No reply from the Mexican Government to the Embassy’s note of October 1,
last (a copy of which was enclosed with the despatch above mentioned)
has been received.
[Enclosure—Translation]
Official Statement Issued by the Mexican
Department of Industry, Commerce, and Labor
76
Certain petroleum enterprises have requested clarifications regarding
the order issued by this Department dated June 8 and amended August
24, last, for the perforation of wells on lands to which the rights
of the enterprises or private individuals might not have been duly
justified.
The purpose of the Department in issuing this authorization was none
other than to accede to a written petition of serious companies who
offered to give the guarantees the Government demanded to its
satisfaction in order to obtain permits with the purpose of not
interrupting exploitation to the prejudice of the industry and of
the enterprises and private individuals who, on account of their
engagements might suffer some injury as the result of the
paralyzation of their work.
[Page 687]
As is seen, this Department granted the authorization guided by a
broad spirit of cooperation and interpreting the law in its
most-liberal sense, in view of its constant desire to grant to the
industry all facilities compatible with the legal precepts.

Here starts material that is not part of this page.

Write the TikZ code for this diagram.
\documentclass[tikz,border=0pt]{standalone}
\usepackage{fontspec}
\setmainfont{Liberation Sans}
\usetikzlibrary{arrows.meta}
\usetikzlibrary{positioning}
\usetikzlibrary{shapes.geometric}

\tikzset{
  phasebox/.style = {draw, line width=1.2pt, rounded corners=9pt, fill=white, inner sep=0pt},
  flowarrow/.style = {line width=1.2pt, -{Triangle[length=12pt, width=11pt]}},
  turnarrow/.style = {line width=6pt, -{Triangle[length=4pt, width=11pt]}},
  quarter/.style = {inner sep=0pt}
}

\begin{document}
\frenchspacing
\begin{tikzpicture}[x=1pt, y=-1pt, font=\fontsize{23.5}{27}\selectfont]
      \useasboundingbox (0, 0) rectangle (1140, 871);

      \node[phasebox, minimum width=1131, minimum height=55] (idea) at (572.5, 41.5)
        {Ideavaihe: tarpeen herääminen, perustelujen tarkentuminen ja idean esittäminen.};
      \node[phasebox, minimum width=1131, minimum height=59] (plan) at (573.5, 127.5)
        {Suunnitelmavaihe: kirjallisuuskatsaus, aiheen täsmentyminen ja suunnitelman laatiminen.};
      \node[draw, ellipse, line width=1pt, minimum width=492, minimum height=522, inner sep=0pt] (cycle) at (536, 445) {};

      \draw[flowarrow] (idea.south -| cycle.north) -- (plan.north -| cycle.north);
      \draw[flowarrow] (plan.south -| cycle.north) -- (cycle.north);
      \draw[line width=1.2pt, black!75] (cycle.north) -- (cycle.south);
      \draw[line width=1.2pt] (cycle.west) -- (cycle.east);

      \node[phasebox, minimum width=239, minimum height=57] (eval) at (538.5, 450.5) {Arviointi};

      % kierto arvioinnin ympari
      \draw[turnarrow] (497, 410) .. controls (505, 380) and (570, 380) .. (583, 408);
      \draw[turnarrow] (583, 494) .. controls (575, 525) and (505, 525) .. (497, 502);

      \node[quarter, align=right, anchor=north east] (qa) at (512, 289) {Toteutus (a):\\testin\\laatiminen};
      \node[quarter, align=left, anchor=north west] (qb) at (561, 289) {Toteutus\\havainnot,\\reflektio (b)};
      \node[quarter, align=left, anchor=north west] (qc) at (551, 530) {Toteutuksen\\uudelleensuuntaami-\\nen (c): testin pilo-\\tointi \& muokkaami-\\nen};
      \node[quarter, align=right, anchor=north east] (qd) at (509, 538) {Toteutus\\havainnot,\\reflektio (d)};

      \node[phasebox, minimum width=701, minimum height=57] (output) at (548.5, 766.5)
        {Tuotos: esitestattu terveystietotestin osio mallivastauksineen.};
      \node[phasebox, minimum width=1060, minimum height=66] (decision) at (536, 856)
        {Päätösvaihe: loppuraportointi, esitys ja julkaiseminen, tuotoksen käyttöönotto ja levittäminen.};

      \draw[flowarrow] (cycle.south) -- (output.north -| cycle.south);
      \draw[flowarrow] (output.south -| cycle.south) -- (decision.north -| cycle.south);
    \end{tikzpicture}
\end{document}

As the first order of June 8 established unlimited bond to guarantee
the drillings and the exploitations which might be made by virtue of
this order and certain enterprises stated that they were unable to
give this kind of guarantee, and since every order must be of
general application, a new attempt was made to give greater
facilities and the amended order of August 24 modified the unlimited
guarantee by a fixed guarantee of 100,000 pesos for the bond, which
for this purpose was to be given according to the provisions of the
first order cited.
If, then, drilling permits are only to be granted to those who
justify their rights in the lands they desire to drill, the
Department, in giving this greater degree of facility, had to try to
see that such liberality was guaranteed.
The bond established has two purposes:
- I.
- To guarantee the amount of any royalty that might belong
to the nation in case the land be national property;
- II.
- To back up morally the authorization granted.

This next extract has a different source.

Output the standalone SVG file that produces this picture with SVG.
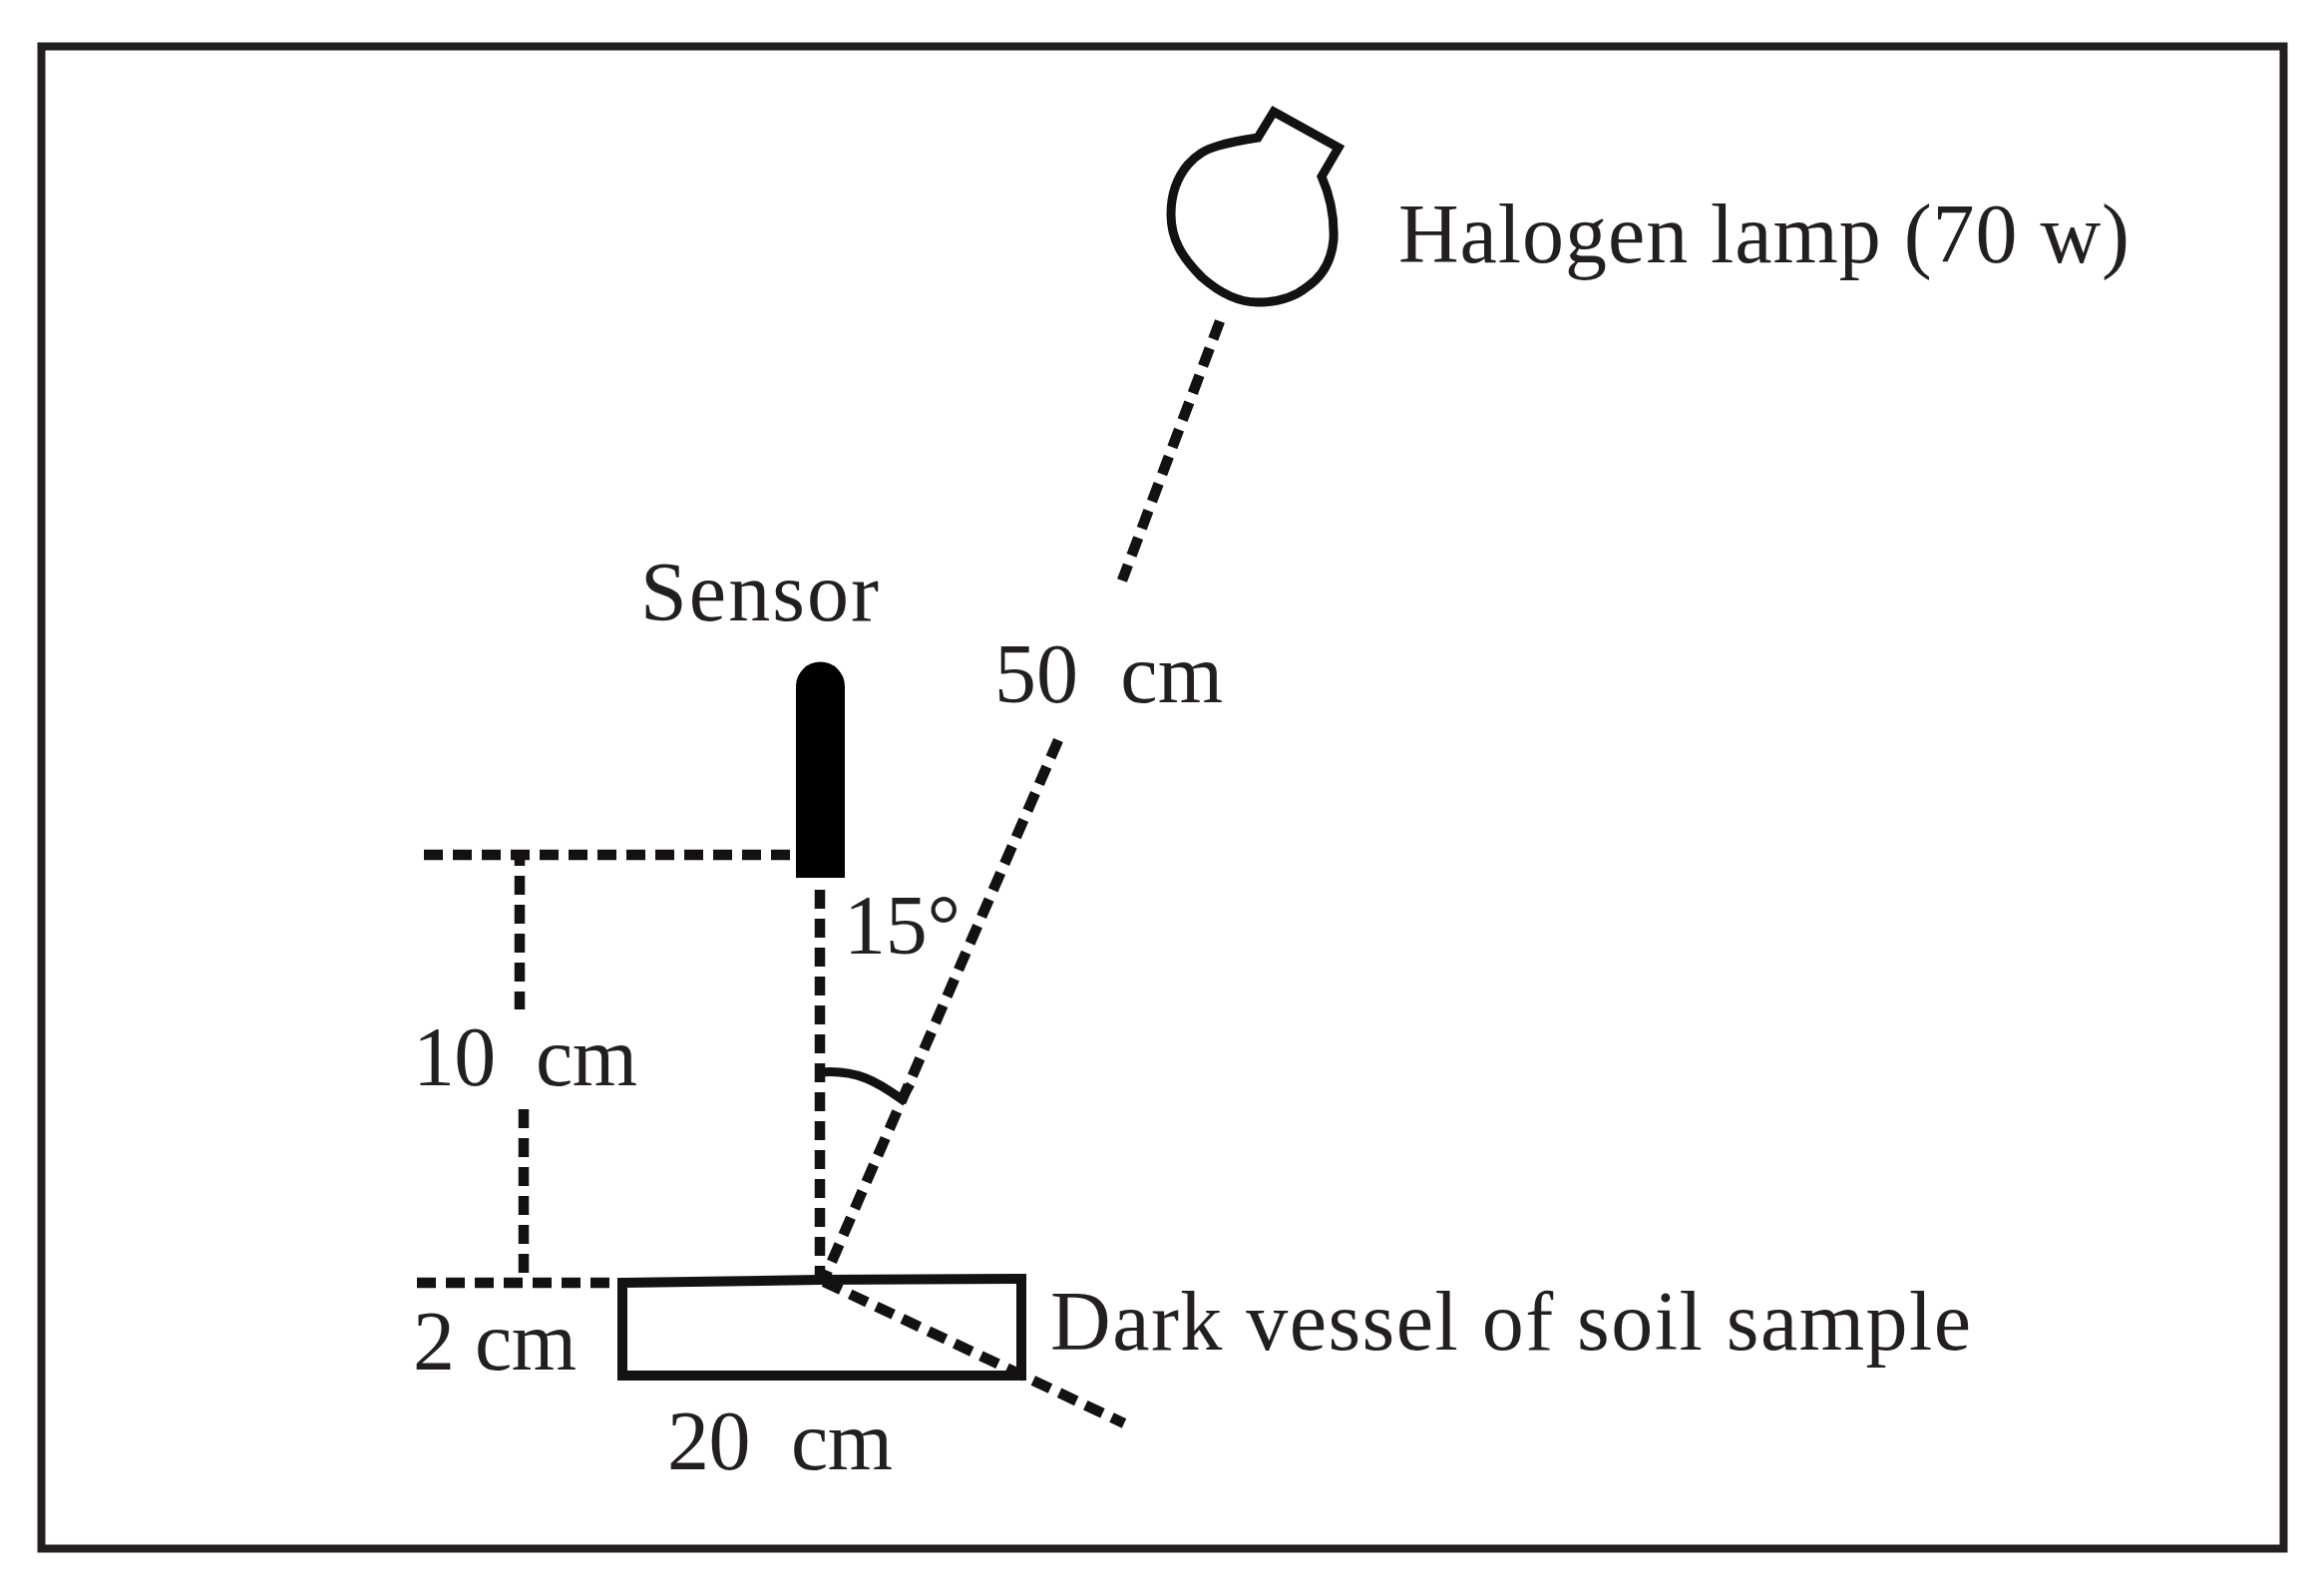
<svg xmlns="http://www.w3.org/2000/svg" width="2330" height="1591" viewBox="0 0 2330 1591">
<style>
text{font-family:"Liberation Serif","Times New Roman",serif;font-size:84px;fill:#231f20}
.d{fill:none;stroke:#141112;stroke-width:10.500;stroke-dasharray:19 10}
.o{fill:none;stroke:#141112;stroke-linejoin:miter}
</style>
<rect width="2330" height="1591" fill="#fff"/>
<rect id="frame" x="41.500" y="46.500" width="2248" height="1506" fill="none" stroke="#231f20" stroke-width="8"/>
<g id="connectors">
<path class="d" d="M425,857H797"/>
<path class="d" stroke-dashoffset="8" d="M521,857V1012"/>
<path class="d" d="M525,1112V1278"/>
<path class="d" d="M418,1286H620"/>
<path class="d" d="M822,892V1280"/>
<path class="d" d="M1223,322L1125,582"/>
<path class="d" d="M1061,742L826,1283"/>
<path class="d" d="M826,1285L1127,1427"/>
<path class="o" stroke-width="9" d="M822,1075C860,1072 880,1085 904,1102L913,1087"/>
</g>
<g id="lamp">
<path class="o" stroke-width="9" d="M1277,112L1342,148L1325,177C1333,195 1338,215 1337,240C1335,262 1325,278 1310,288C1295,300 1278,303 1261,303C1240,303 1222,293 1205,278C1185,258 1174,240 1174,215C1174,195 1180,178 1191,165C1200,155 1208,150 1222,146C1235,142 1248,140 1261,138Z"/>
<text x="1402" y="263" textLength="733" lengthAdjust="spacing">Halogen lamp (70 w)</text>
</g>
<g id="sensor">
<path fill="#000" d="M798,880V688A24.500,24.500 0 0 1 847,688V880Z"/>
<text x="642" y="622" textLength="239" lengthAdjust="spacing">Sensor</text>
</g>
<g id="vessel">
<path class="o" stroke-width="10" d="M624,1286L822,1283L1024,1282V1379H624Z"/>
<text x="1053" y="1353" textLength="923" lengthAdjust="spacing">Dark vessel of soil sample</text>
</g>
<g id="labels">
<text x="997" y="704" textLength="229" lengthAdjust="spacing" xml:space="preserve">50  cm</text>
<text x="846" y="956" textLength="117" lengthAdjust="spacing">15°</text>
<text x="414" y="1088" textLength="225" lengthAdjust="spacing" xml:space="preserve">10  cm</text>
<text x="414" y="1373" textLength="164" lengthAdjust="spacing">2 cm</text>
<text x="669" y="1473" textLength="226" lengthAdjust="spacing" xml:space="preserve">20  cm</text>
</g>
</svg>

And if the enterprise benefited by the permits can not prove its
rights by any of the means which our laws concede to it, it is
logical that the nation should have the power to require the legal
participation belonging to it in case the lands are national
property and, in case they be not so, that the rights of third
parties be protected; but if the beneficiaries should not pay the
share which legally belongs to the Federal Government, the
Department would be legally capacitated to make the bond effective
without this implying that the interested parties were deprived of
the judicial remedies the law grants in these cases if they think
that this measure is violative of their rights.
If after the granting of the provisional permit the beneficiary
should not prove his acquired rights in the land and petitions for
his concession, the latter will be granted preferentially always
saving the rights of third parties.
As for the granting of the bond, it is believed that it should be
made before drilling is commenced, although it is not the purpose of
the Department to cause unnecessary expenses, since if the drilling
carried out were not productive this same bond can be used for a new
drilling to be granted under similar conditions or will be cancelled
if the said bond is not used for this purpose.